ABSTRACT

Emile Allard graduated from Liège University as a mining engineer. Being mad about flying airplanes as a student he founded a company with a friend whose purpose was airplane construction. He also returned to France to obtain instructions in piloting. The Belgian Aero-Club issued him brevet number 1. He returned to Liège University to get acquainted with the wing theory of Nikolai E. Zhukovsky (1847-1921). Allard in 1911 moved to the Belgian Congo designing a 400 km long oil pipeline from Matadi to Leopoldville. Once back in his country, he was appointed Lecturer of aviation at Université de Liège. During World War I he became a specialist in a Belgian aviation unit. He took interest in the aerodynamic laboratory of Gustave Eiffel (1832-1923) in Auteuil, being particularly interested in designing wind tunnels, in mechanical similitude and in the analysis of aerodynamic experimentation.
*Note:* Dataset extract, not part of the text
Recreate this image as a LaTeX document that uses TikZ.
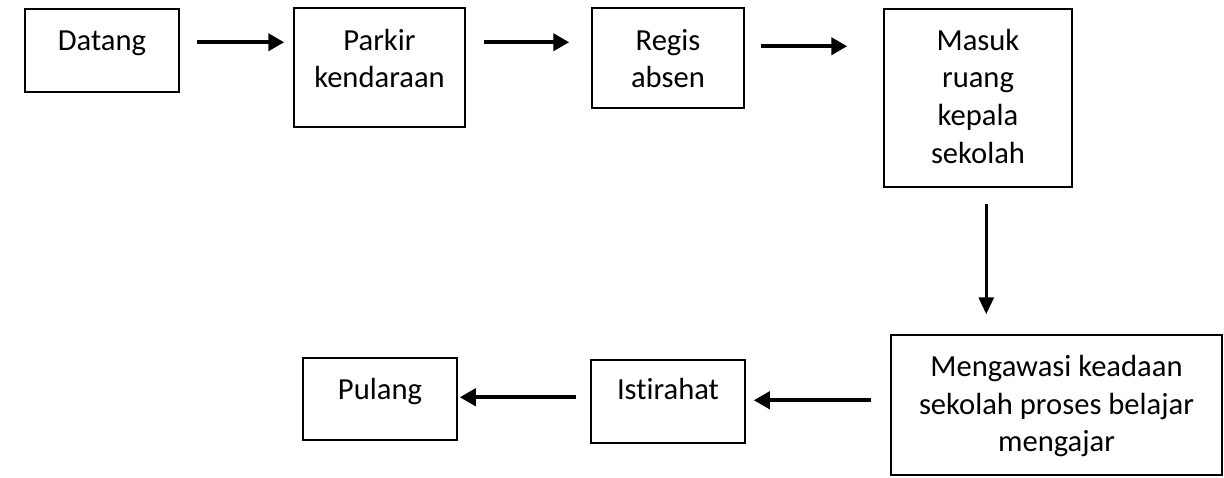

In 1919, he returned to Belgium again to be appointed Lecturer of airplane construction at Université Libre of Bruxelles, and director of Service Technique de l’Aéronautique in 1920 of the National Defense Ministry. Allard shortly later proposed the erection of an aerodynamic laboratory inaugurated in 1923 at Rhode-Saint-Genèse close to Brussels. He was promoted to full professor in 1925 and institute director from 1939. Most of his books were written when at Brussels and he initiated also large developments of ‘his laboratory’ at RhodeSaint-Genèse, where a supersonic wind tunnel according to the design of Jakob Ackeret (1898-1981) was installed. Towards 1950, friends felt that Allard suffered from overwork, they warned him too late and he passed away.